GOAL:
Reproduce the listing below word for word, with no pictures.

SOURCE DATA:

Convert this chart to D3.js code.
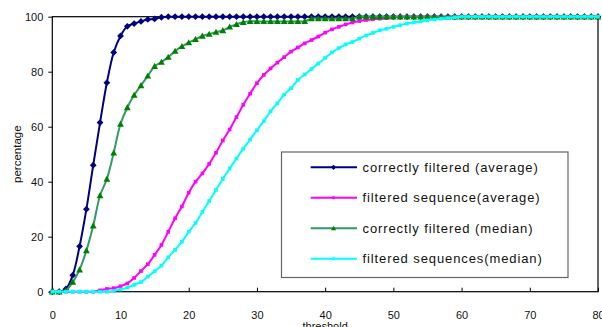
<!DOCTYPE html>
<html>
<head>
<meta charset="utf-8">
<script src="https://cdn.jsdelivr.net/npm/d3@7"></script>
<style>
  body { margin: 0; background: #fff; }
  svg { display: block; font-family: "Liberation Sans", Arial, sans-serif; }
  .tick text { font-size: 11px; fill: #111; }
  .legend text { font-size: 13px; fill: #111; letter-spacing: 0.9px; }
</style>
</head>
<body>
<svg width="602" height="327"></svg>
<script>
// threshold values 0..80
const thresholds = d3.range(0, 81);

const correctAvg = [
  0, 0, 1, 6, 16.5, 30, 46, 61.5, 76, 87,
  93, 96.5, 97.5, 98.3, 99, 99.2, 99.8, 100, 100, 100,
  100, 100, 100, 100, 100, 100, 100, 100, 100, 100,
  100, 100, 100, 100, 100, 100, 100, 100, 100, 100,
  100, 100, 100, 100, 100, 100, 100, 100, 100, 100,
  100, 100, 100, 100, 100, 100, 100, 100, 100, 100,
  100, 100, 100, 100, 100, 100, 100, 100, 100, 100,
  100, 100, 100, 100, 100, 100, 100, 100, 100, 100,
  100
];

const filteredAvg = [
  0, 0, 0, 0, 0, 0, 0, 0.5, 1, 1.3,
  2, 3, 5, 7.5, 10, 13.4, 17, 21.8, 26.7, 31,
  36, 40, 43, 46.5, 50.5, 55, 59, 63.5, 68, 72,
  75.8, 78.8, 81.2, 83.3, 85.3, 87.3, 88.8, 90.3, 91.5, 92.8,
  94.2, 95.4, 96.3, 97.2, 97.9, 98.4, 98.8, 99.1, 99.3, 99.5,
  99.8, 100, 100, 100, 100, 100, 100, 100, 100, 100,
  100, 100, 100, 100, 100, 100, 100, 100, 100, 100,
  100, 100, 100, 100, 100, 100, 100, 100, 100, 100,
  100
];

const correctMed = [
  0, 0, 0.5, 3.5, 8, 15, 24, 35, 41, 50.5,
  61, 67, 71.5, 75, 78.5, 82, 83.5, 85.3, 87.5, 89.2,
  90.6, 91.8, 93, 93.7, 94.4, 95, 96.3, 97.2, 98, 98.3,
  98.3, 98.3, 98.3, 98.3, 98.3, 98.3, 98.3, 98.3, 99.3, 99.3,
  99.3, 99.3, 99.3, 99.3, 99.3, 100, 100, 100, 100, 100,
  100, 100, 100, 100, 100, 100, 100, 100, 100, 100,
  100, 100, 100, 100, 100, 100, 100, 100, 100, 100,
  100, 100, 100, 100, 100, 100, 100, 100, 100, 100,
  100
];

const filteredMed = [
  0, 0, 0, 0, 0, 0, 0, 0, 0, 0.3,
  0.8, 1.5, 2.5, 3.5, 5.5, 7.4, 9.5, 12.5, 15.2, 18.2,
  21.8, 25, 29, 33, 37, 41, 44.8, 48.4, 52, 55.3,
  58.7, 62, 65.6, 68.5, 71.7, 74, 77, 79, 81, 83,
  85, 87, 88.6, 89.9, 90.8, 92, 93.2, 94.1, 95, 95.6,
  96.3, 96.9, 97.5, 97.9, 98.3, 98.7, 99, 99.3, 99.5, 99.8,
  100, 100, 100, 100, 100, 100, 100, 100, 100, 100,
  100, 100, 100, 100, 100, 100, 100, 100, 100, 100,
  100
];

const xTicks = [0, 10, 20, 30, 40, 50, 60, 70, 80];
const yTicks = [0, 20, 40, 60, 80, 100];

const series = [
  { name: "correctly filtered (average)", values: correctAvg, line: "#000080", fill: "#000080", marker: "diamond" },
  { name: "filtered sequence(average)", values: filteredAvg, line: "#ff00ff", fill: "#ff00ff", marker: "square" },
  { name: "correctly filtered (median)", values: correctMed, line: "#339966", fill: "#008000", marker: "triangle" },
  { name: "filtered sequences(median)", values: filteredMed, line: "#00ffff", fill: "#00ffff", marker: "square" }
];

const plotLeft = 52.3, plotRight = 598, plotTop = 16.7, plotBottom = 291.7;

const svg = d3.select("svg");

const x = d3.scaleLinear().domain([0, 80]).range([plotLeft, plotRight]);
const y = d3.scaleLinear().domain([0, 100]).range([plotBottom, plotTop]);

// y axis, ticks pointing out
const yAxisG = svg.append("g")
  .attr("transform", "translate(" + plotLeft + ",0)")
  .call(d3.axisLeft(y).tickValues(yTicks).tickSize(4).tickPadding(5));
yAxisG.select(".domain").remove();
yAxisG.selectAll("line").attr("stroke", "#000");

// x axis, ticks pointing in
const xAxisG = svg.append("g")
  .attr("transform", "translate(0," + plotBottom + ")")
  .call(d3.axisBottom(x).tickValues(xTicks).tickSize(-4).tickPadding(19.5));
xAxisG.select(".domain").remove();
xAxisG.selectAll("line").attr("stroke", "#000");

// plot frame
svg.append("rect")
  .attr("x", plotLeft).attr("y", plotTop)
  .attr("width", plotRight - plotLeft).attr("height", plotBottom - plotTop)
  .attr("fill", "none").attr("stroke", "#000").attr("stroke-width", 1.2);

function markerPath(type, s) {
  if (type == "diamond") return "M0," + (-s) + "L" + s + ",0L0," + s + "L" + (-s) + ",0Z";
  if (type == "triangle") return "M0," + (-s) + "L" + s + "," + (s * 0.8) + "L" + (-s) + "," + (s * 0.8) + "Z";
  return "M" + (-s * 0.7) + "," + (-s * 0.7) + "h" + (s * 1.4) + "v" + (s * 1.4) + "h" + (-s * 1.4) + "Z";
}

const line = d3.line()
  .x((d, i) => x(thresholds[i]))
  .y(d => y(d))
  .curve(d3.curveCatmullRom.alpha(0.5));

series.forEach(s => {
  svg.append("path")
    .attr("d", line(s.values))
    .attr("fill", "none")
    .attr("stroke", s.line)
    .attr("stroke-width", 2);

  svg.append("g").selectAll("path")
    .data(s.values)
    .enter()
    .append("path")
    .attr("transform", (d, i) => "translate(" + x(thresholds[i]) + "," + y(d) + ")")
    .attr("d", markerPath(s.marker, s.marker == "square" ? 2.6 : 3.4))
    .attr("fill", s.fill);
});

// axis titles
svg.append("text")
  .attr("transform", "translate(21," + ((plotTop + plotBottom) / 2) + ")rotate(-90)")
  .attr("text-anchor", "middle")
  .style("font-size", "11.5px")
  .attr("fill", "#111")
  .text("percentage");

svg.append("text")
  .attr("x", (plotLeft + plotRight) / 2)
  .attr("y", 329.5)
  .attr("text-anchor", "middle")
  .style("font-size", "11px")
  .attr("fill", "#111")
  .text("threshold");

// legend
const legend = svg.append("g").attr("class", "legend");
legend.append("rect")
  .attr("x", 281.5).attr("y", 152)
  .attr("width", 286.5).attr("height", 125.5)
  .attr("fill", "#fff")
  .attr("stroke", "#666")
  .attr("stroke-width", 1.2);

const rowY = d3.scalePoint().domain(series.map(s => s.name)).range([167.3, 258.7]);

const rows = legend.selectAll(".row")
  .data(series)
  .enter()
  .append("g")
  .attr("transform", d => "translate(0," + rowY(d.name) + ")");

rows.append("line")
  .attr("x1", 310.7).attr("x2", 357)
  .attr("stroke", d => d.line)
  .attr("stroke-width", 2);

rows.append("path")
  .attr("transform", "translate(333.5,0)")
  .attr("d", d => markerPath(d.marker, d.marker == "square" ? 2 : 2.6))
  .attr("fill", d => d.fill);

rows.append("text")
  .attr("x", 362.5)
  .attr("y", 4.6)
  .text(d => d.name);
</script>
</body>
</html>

EXERCISE RESPONSE:
Convert this chart to D3.js code.
<!DOCTYPE html>
<html>
<head>
<meta charset="utf-8">
<script src="https://cdn.jsdelivr.net/npm/d3@7"></script>
<style>
  body { margin: 0; background: #fff; }
  svg { display: block; font-family: "Liberation Sans", Arial, sans-serif; }
  .tick text { font-size: 11px; fill: #111; }
  .legend text { font-size: 13px; fill: #111; letter-spacing: 0.9px; }
</style>
</head>
<body>
<svg width="602" height="327"></svg>
<script>
// threshold values 0..80
const thresholds = d3.range(0, 81);

const correctAvg = [
  0, 0, 1, 6, 16.5, 30, 46, 61.5, 76, 87,
  93, 96.5, 97.5, 98.3, 99, 99.2, 99.8, 100, 100, 100,
  100, 100, 100, 100, 100, 100, 100, 100, 100, 100,
  100, 100, 100, 100, 100, 100, 100, 100, 100, 100,
  100, 100, 100, 100, 100, 100, 100, 100, 100, 100,
  100, 100, 100, 100, 100, 100, 100, 100, 100, 100,
  100, 100, 100, 100, 100, 100, 100, 100, 100, 100,
  100, 100, 100, 100, 100, 100, 100, 100, 100, 100,
  100
];

const filteredAvg = [
  0, 0, 0, 0, 0, 0, 0, 0.5, 1, 1.3,
  2, 3, 5, 7.5, 10, 13.4, 17, 21.8, 26.7, 31,
  36, 40, 43, 46.5, 50.5, 55, 59, 63.5, 68, 72,
  75.8, 78.8, 81.2, 83.3, 85.3, 87.3, 88.8, 90.3, 91.5, 92.8,
  94.2, 95.4, 96.3, 97.2, 97.9, 98.4, 98.8, 99.1, 99.3, 99.5,
  99.8, 100, 100, 100, 100, 100, 100, 100, 100, 100,
  100, 100, 100, 100, 100, 100, 100, 100, 100, 100,
  100, 100, 100, 100, 100, 100, 100, 100, 100, 100,
  100
];

const correctMed = [
  0, 0, 0.5, 3.5, 8, 15, 24, 35, 41, 50.5,
  61, 67, 71.5, 75, 78.5, 82, 83.5, 85.3, 87.5, 89.2,
  90.6, 91.8, 93, 93.7, 94.4, 95, 96.3, 97.2, 98, 98.3,
  98.3, 98.3, 98.3, 98.3, 98.3, 98.3, 98.3, 98.3, 99.3, 99.3,
  99.3, 99.3, 99.3, 99.3, 99.3, 100, 100, 100, 100, 100,
  100, 100, 100, 100, 100, 100, 100, 100, 100, 100,
  100, 100, 100, 100, 100, 100, 100, 100, 100, 100,
  100, 100, 100, 100, 100, 100, 100, 100, 100, 100,
  100
];

const filteredMed = [
  0, 0, 0, 0, 0, 0, 0, 0, 0, 0.3,
  0.8, 1.5, 2.5, 3.5, 5.5, 7.4, 9.5, 12.5, 15.2, 18.2,
  21.8, 25, 29, 33, 37, 41, 44.8, 48.4, 52, 55.3,
  58.7, 62, 65.6, 68.5, 71.7, 74, 77, 79, 81, 83,
  85, 87, 88.6, 89.9, 90.8, 92, 93.2, 94.1, 95, 95.6,
  96.3, 96.9, 97.5, 97.9, 98.3, 98.7, 99, 99.3, 99.5, 99.8,
  100, 100, 100, 100, 100, 100, 100, 100, 100, 100,
  100, 100, 100, 100, 100, 100, 100, 100, 100, 100,
  100
];

const xTicks = [0, 10, 20, 30, 40, 50, 60, 70, 80];
const yTicks = [0, 20, 40, 60, 80, 100];

const series = [
  { name: "correctly filtered (average)", values: correctAvg, line: "#000080", fill: "#000080", marker: "diamond" },
  { name: "filtered sequence(average)", values: filteredAvg, line: "#ff00ff", fill: "#ff00ff", marker: "square" },
  { name: "correctly filtered (median)", values: correctMed, line: "#339966", fill: "#008000", marker: "triangle" },
  { name: "filtered sequences(median)", values: filteredMed, line: "#00ffff", fill: "#00ffff", marker: "square" }
];

const plotLeft = 52.3, plotRight = 598, plotTop = 16.7, plotBottom = 291.7;

const svg = d3.select("svg");

const x = d3.scaleLinear().domain([0, 80]).range([plotLeft, plotRight]);
const y = d3.scaleLinear().domain([0, 100]).range([plotBottom, plotTop]);

// y axis, ticks pointing out
const yAxisG = svg.append("g")
  .attr("transform", "translate(" + plotLeft + ",0)")
  .call(d3.axisLeft(y).tickValues(yTicks).tickSize(4).tickPadding(5));
yAxisG.select(".domain").remove();
yAxisG.selectAll("line").attr("stroke", "#000");

// x axis, ticks pointing in
const xAxisG = svg.append("g")
  .attr("transform", "translate(0," + plotBottom + ")")
  .call(d3.axisBottom(x).tickValues(xTicks).tickSize(-4).tickPadding(19.5));
xAxisG.select(".domain").remove();
xAxisG.selectAll("line").attr("stroke", "#000");

// plot frame
svg.append("rect")
  .attr("x", plotLeft).attr("y", plotTop)
  .attr("width", plotRight - plotLeft).attr("height", plotBottom - plotTop)
  .attr("fill", "none").attr("stroke", "#000").attr("stroke-width", 1.2);

function markerPath(type, s) {
  if (type == "diamond") return "M0," + (-s) + "L" + s + ",0L0," + s + "L" + (-s) + ",0Z";
  if (type == "triangle") return "M0," + (-s) + "L" + s + "," + (s * 0.8) + "L" + (-s) + "," + (s * 0.8) + "Z";
  return "M" + (-s * 0.7) + "," + (-s * 0.7) + "h" + (s * 1.4) + "v" + (s * 1.4) + "h" + (-s * 1.4) + "Z";
}

const line = d3.line()
  .x((d, i) => x(thresholds[i]))
  .y(d => y(d))
  .curve(d3.curveCatmullRom.alpha(0.5));

series.forEach(s => {
  svg.append("path")
    .attr("d", line(s.values))
    .attr("fill", "none")
    .attr("stroke", s.line)
    .attr("stroke-width", 2);

  svg.append("g").selectAll("path")
    .data(s.values)
    .enter()
    .append("path")
    .attr("transform", (d, i) => "translate(" + x(thresholds[i]) + "," + y(d) + ")")
    .attr("d", markerPath(s.marker, s.marker == "square" ? 2.6 : 3.4))
    .attr("fill", s.fill);
});

// axis titles
svg.append("text")
  .attr("transform", "translate(21," + ((plotTop + plotBottom) / 2) + ")rotate(-90)")
  .attr("text-anchor", "middle")
  .style("font-size", "11.5px")
  .attr("fill", "#111")
  .text("percentage");

svg.append("text")
  .attr("x", (plotLeft + plotRight) / 2)
  .attr("y", 329.5)
  .attr("text-anchor", "middle")
  .style("font-size", "11px")
  .attr("fill", "#111")
  .text("threshold");

// legend
const legend = svg.append("g").attr("class", "legend");
legend.append("rect")
  .attr("x", 281.5).attr("y", 152)
  .attr("width", 286.5).attr("height", 125.5)
  .attr("fill", "#fff")
  .attr("stroke", "#666")
  .attr("stroke-width", 1.2);

const rowY = d3.scalePoint().domain(series.map(s => s.name)).range([167.3, 258.7]);

const rows = legend.selectAll(".row")
  .data(series)
  .enter()
  .append("g")
  .attr("transform", d => "translate(0," + rowY(d.name) + ")");

rows.append("line")
  .attr("x1", 310.7).attr("x2", 357)
  .attr("stroke", d => d.line)
  .attr("stroke-width", 2);

rows.append("path")
  .attr("transform", "translate(333.5,0)")
  .attr("d", d => markerPath(d.marker, d.marker == "square" ? 2 : 2.6))
  .attr("fill", d => d.fill);

rows.append("text")
  .attr("x", 362.5)
  .attr("y", 4.6)
  .text(d => d.name);
</script>
</body>
</html>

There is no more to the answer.